Here we use a made up data set to illustrate the main usage of the function.

usmap <- map_data("state")
madedata <- data.frame(region = unique(usmap$region), 
                                change = (runif(49)-0.5)*2,stringsAsFactors = FALSE)
madedata <- madedata %>%
  left_join(usmap,by = "region")

madedata %>%
  ggplot() +
  geom_path(aes(x = long, y = lat, group = group)) +
  stat_arrowmap(aes(x = long, y = lat, change = change, group = region))

This is not a good picture, however, notice that we can use the parameters in geom_curve here to modify the arrows to make them better since this function use the curve geometry object.

madedata %>%
  ggplot() +
  geom_path(aes(x = long, y = lat, group = group)) +
  stat_arrowmap(aes(x = long, y = lat, change = change, group = region),
                curvature = 0.3, angle = 60,
                size = 1, arrow.fill = "yellow", 
                arrow = arrow(angle = 25,
                              type = "closed",
                              length = unit(0.1, "inches")))
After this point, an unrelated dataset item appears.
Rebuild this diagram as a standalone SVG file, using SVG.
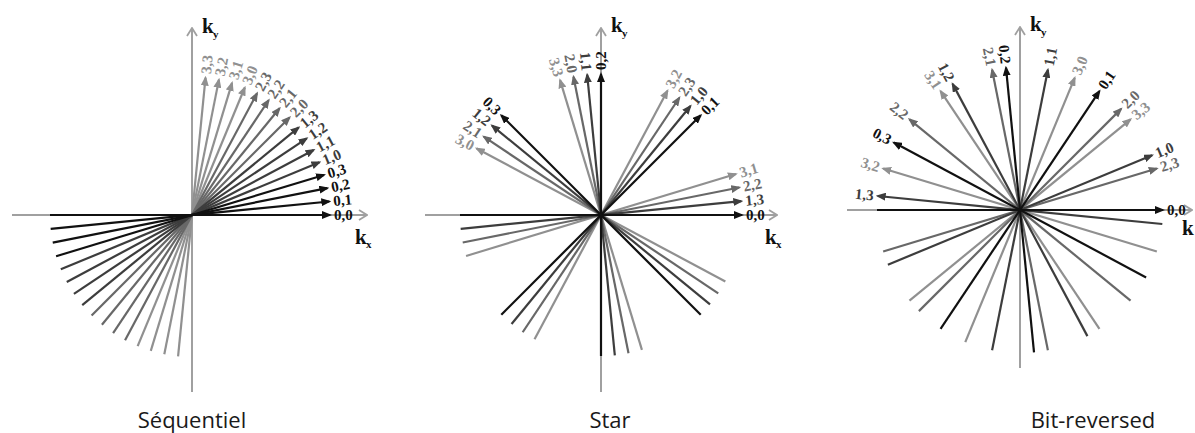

You can see there are arrows on the US map for each state with different directions according the sign of the random numbers we generated. The arrow head is closed and filled by yellow color. There are also a lot of other elements about the arrows you can change using the parameters shown in the example.

layer_PersHomo

Given a points set as Geographic locations in a data.frame, extends ggplot2 functionality to draw a line from location to location with defined criterion of distance in km. The concept is inhered from persist homology. The linkage in resulting figures can be used to recognize patterns or cluster of points. Compare to ggplot2 package, plotly package might be better for this functionality because the linkage can be shown on the globe instead of a flat figure. To the purpose of the package, this layer attempt to show the capability of ggplot2 on a small scale data instead of global data.

The required input are:

  • data: a dataframe that each row contain longitude, latitude.
  • x: longitude in the input dataframe.
  • y: latitude in the input dataframe.
  • d: the magnitude of real Geo distance (in km) used as the criterion to link two locations.

Example

The following example show the earthquake data with in Pacific Plate.

library(magrittr)
library(ggplot2)
library(dplyr)
## plot base map
worldmap <- map_data("world2")
p <- ggplot() +
  geom_polygon(data=worldmap,
  aes(x=long, y=lat, group = group),
  fill="white", colour="#7f7f7f", size=0.5) +
  theme(axis.line=element_blank(),
        axis.text.x=element_blank(),
        axis.text.y=element_blank(),
        axis.ticks=element_blank(),
        axis.title.x=element_blank(),
        axis.title.y=element_blank(),
        legend.position="none",
        panel.background=element_blank(),
        panel.border=element_blank(),
        panel.grid.major=element_blank(),
        panel.grid.minor=element_blank(),
        plot.background=element_blank());
data(eqRaw)
eq <- eqRaw %>%
  filter(LONGITUDE > 110 | LONGITUDE < -45) %>%
  mutate(LONGITUDE = ifelse(LONGITUDE < 0, LONGITUDE + 360, LONGITUDE))
## add layer_PersHomo
fp <- p + layer_PersHomo(data= eq,mapping = aes(x=LONGITUDE, y=LATITUDE),
  d=450000, colour = "blue") + geom_point(); fp

The world map shows the so-called Ring of fire for the geographical area, where contains 90 percent of the historical earthquake and 81 percent of the greatest earthquake in the world. The red point is the estimated geographical location of the historical earthquake events. By defining the d parameter in km at the layer_PersHomo layer function, the blue lines are added to the map by connecting any two locations that their distance is less than the defined. All the blue lines as a whole show number of clusters of the points. The clusters are the active earthquake zone as well as the transform faults along the boundaries between the Pacific plate and other plates. Different values in d parameter result different in cluster size because of the merge or splits of the cluster. By changing the d parameter, we can understand the geographic major and minor faults.